When someone asks me where I am from, I quickly try to figure out if the person asking is just making small talk, or really wants to hear my entire life story. When my husband and I were first married, we would be at fancy business functions and his co-workers would ask me where I was from. I would try to give one of my quick and simple answers, but my husband would contradict me and say,  “Actually, she is from South America.” At this point, I would give him the stink eye and then have to explain why I sort of just lied to them. Yep. Awkward. Now Eric knows to not react to however I happen to answer that question on any given day.
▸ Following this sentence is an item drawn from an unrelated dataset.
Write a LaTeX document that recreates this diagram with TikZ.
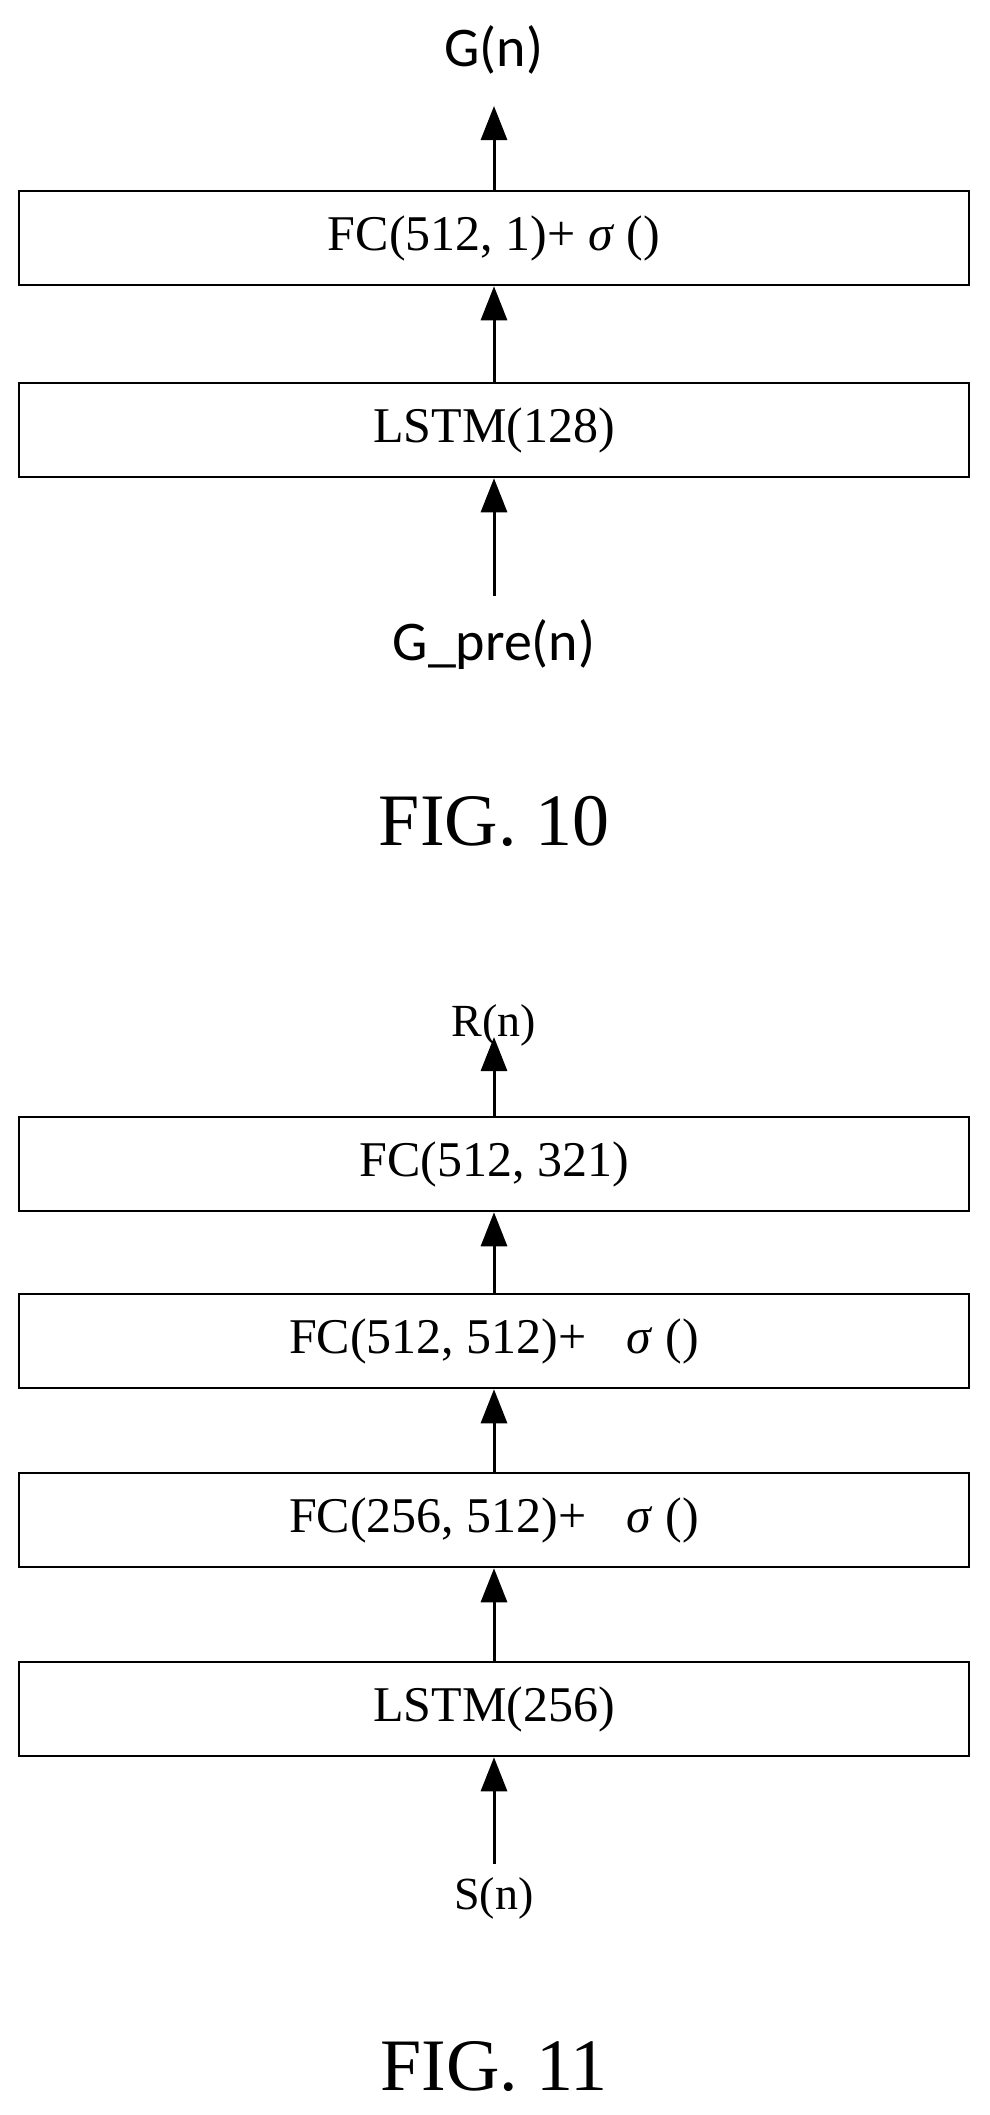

Defining home can be tricky for an MK. If it is a physical place, then often that is completely gone to an MK, especially if their family moves away, or they are evacuated from that country for safety reasons. A lot of MKs define their concept of home by their relationships. I remember that as long as my family was together, we were “home.” I could go home to one of our many different rental houses we lived in while we were in Peru. I could go home to a trailer that a church lent us to stay in for a year on furlough. I could go home to a hotel room in any given state, just so long as our family was there. “Home” was the people in my life, not a place. That is one of the factors that makes transition away from the MKs family so uniquely difficult. Your home and family are one and the same.

This feeling of not having a “home” or even belonging anywhere is very common among MKs. It is hard to explain. I think the main reason we are so conscious of that is because it is missing. A cultural identity and a feeling of being a member of a particular group is a basic foundational part of personhood. Again, you may not even be aware of these concepts unless they are missing. Then you are keenly aware of them.  You will probably go seeking them at some level. That leads to the next part of the MK journey: Restlessness.

“In the end, many TCKs develop a migratory instinct that controls their lives. Along with their chronic rootlessness is a feeling of restlessness: “Here, where I am today, is temporary. But as soon as I finish my schooling, get a job, or purchase a home, I’ll settle down.” Somehow the settling down never quite happens. The present is never enough—something always seems lacking. An unrealistic attachment to the past, or a persistent expectation that the next place will finally be home, can lead to this inner restlessness that keeps the TCK always moving.”

Pollock, David C.; Van Reken, Ruth E. (2010-11-26). Third Culture Kids: Growing Up Among Worlds (p. 126). Nicholas Brealey Publishing. Kindle Edition.

This is not to say that MKs should never move. But I do believe that before making a move of any kind, an MK should do some deep soul searching and try to discern why he is moving. Is it really necessary; is it really a call from God,  or is it just this restlessness that is so common to MKs. I remember standing on the beach by Lake Michigan and telling the Lord to send me anywhere. I would happily go anywhere on the earth to serve Him. He answered my heart and said, “Anywhere, but here?”  Yes. Anywhere but here. Because I didn’t fit here. I did not belong. And I could roam the earth trying to find that elusive concept of “this is where I belong,” (and some MKS do that very thing) but I would never have found it.

MKs, I want to tell you something. This not having a definite answer to the question of “where you are from” and this longing for “home” that you can’t ever seem to find is not a curse. Our culture, the MK, Third Culture Kids, Global Nomads, whatever you want to call people suspended between worlds and cultures…we have a unique opportunity to experience the fact that this world is not our home. It is not. We feel that sharply. And that is not a bad thing. A lot of people get so attached to places and things that they can’t love the thought of heaven. They so deeply belong here that they don’t grasp the concept that this world is a sinking ship. It is temporary.

I stood with a multitude of women at a conference over a year ago, and we sang worship songs led by Kari Jobe and Mercy Me. As I stood there in the arena, looking out over a vast multitude of worshippers praising God, it hit me that this is where I am going. Someday, I will stand before the throne of God on a sea of crystal glass, and I will worship Him in a multitude that can’t be counted. I will be home. And I will never have to leave. I will never have to say goodbye to any of the people I see around me. You will be there. You will be home too. So stop searching. We found home. It is Him. It’s always been Him.